→ YOUR INSTRUCTIONS:
Images should be left out, and everything else in the listing reproduced exactly.

━━━ DATA LINES ━━━

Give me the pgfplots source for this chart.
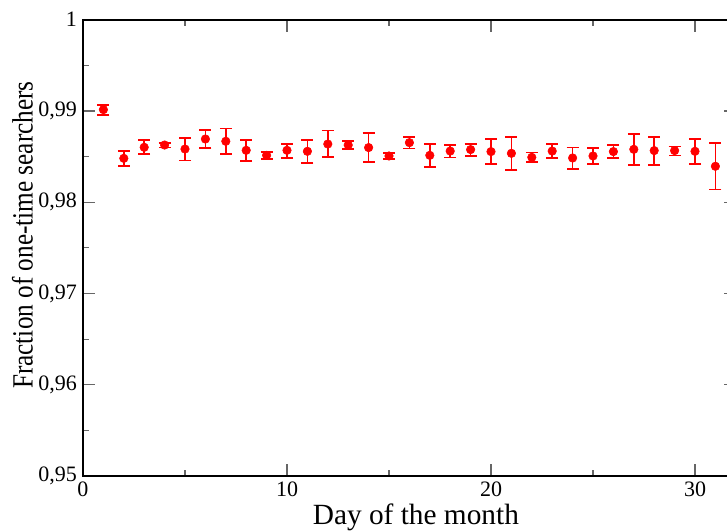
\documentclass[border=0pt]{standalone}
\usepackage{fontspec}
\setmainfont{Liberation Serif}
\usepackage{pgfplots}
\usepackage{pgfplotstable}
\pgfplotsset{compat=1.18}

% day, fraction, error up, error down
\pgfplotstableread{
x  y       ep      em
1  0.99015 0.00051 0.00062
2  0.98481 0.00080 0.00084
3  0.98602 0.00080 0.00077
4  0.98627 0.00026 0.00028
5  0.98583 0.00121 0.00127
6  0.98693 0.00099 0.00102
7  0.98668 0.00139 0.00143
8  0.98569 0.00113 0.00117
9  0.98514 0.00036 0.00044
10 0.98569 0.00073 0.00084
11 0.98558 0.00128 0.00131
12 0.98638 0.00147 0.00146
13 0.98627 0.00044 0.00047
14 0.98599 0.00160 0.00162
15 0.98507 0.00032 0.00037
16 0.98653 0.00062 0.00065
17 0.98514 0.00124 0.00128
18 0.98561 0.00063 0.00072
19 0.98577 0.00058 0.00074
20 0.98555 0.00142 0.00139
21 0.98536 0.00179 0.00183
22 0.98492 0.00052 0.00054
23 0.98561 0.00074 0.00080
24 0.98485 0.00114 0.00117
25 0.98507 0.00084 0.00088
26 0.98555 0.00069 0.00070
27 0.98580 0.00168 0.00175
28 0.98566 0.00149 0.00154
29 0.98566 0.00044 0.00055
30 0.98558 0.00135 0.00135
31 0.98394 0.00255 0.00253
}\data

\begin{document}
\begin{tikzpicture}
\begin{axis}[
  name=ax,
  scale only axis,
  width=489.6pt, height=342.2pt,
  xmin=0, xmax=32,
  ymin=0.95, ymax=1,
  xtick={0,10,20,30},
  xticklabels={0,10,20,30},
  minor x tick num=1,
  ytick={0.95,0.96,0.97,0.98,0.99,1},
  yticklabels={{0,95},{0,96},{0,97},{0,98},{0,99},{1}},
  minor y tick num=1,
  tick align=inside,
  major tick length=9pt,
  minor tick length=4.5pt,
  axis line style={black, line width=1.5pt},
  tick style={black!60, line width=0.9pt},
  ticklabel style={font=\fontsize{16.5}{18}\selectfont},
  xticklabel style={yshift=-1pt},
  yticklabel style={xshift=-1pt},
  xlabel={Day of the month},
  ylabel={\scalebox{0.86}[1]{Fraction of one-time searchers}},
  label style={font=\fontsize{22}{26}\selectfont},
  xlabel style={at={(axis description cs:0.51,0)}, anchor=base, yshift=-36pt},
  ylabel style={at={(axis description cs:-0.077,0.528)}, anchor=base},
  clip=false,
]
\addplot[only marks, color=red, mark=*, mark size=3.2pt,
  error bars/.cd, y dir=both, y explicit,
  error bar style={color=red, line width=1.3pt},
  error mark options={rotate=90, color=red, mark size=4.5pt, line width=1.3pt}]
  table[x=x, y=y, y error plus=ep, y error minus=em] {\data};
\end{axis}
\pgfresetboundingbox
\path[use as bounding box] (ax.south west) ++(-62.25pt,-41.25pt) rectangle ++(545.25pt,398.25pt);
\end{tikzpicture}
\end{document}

━━━

→ FULL ANSWER:
Give me the pgfplots source for this chart.
\documentclass[border=0pt]{standalone}
\usepackage{fontspec}
\setmainfont{Liberation Serif}
\usepackage{pgfplots}
\usepackage{pgfplotstable}
\pgfplotsset{compat=1.18}

% day, fraction, error up, error down
\pgfplotstableread{
x  y       ep      em
1  0.99015 0.00051 0.00062
2  0.98481 0.00080 0.00084
3  0.98602 0.00080 0.00077
4  0.98627 0.00026 0.00028
5  0.98583 0.00121 0.00127
6  0.98693 0.00099 0.00102
7  0.98668 0.00139 0.00143
8  0.98569 0.00113 0.00117
9  0.98514 0.00036 0.00044
10 0.98569 0.00073 0.00084
11 0.98558 0.00128 0.00131
12 0.98638 0.00147 0.00146
13 0.98627 0.00044 0.00047
14 0.98599 0.00160 0.00162
15 0.98507 0.00032 0.00037
16 0.98653 0.00062 0.00065
17 0.98514 0.00124 0.00128
18 0.98561 0.00063 0.00072
19 0.98577 0.00058 0.00074
20 0.98555 0.00142 0.00139
21 0.98536 0.00179 0.00183
22 0.98492 0.00052 0.00054
23 0.98561 0.00074 0.00080
24 0.98485 0.00114 0.00117
25 0.98507 0.00084 0.00088
26 0.98555 0.00069 0.00070
27 0.98580 0.00168 0.00175
28 0.98566 0.00149 0.00154
29 0.98566 0.00044 0.00055
30 0.98558 0.00135 0.00135
31 0.98394 0.00255 0.00253
}\data

\begin{document}
\begin{tikzpicture}
\begin{axis}[
  name=ax,
  scale only axis,
  width=489.6pt, height=342.2pt,
  xmin=0, xmax=32,
  ymin=0.95, ymax=1,
  xtick={0,10,20,30},
  xticklabels={0,10,20,30},
  minor x tick num=1,
  ytick={0.95,0.96,0.97,0.98,0.99,1},
  yticklabels={{0,95},{0,96},{0,97},{0,98},{0,99},{1}},
  minor y tick num=1,
  tick align=inside,
  major tick length=9pt,
  minor tick length=4.5pt,
  axis line style={black, line width=1.5pt},
  tick style={black!60, line width=0.9pt},
  ticklabel style={font=\fontsize{16.5}{18}\selectfont},
  xticklabel style={yshift=-1pt},
  yticklabel style={xshift=-1pt},
  xlabel={Day of the month},
  ylabel={\scalebox{0.86}[1]{Fraction of one-time searchers}},
  label style={font=\fontsize{22}{26}\selectfont},
  xlabel style={at={(axis description cs:0.51,0)}, anchor=base, yshift=-36pt},
  ylabel style={at={(axis description cs:-0.077,0.528)}, anchor=base},
  clip=false,
]
\addplot[only marks, color=red, mark=*, mark size=3.2pt,
  error bars/.cd, y dir=both, y explicit,
  error bar style={color=red, line width=1.3pt},
  error mark options={rotate=90, color=red, mark size=4.5pt, line width=1.3pt}]
  table[x=x, y=y, y error plus=ep, y error minus=em] {\data};
\end{axis}
\pgfresetboundingbox
\path[use as bounding box] (ax.south west) ++(-62.25pt,-41.25pt) rectangle ++(545.25pt,398.25pt);
\end{tikzpicture}
\end{document}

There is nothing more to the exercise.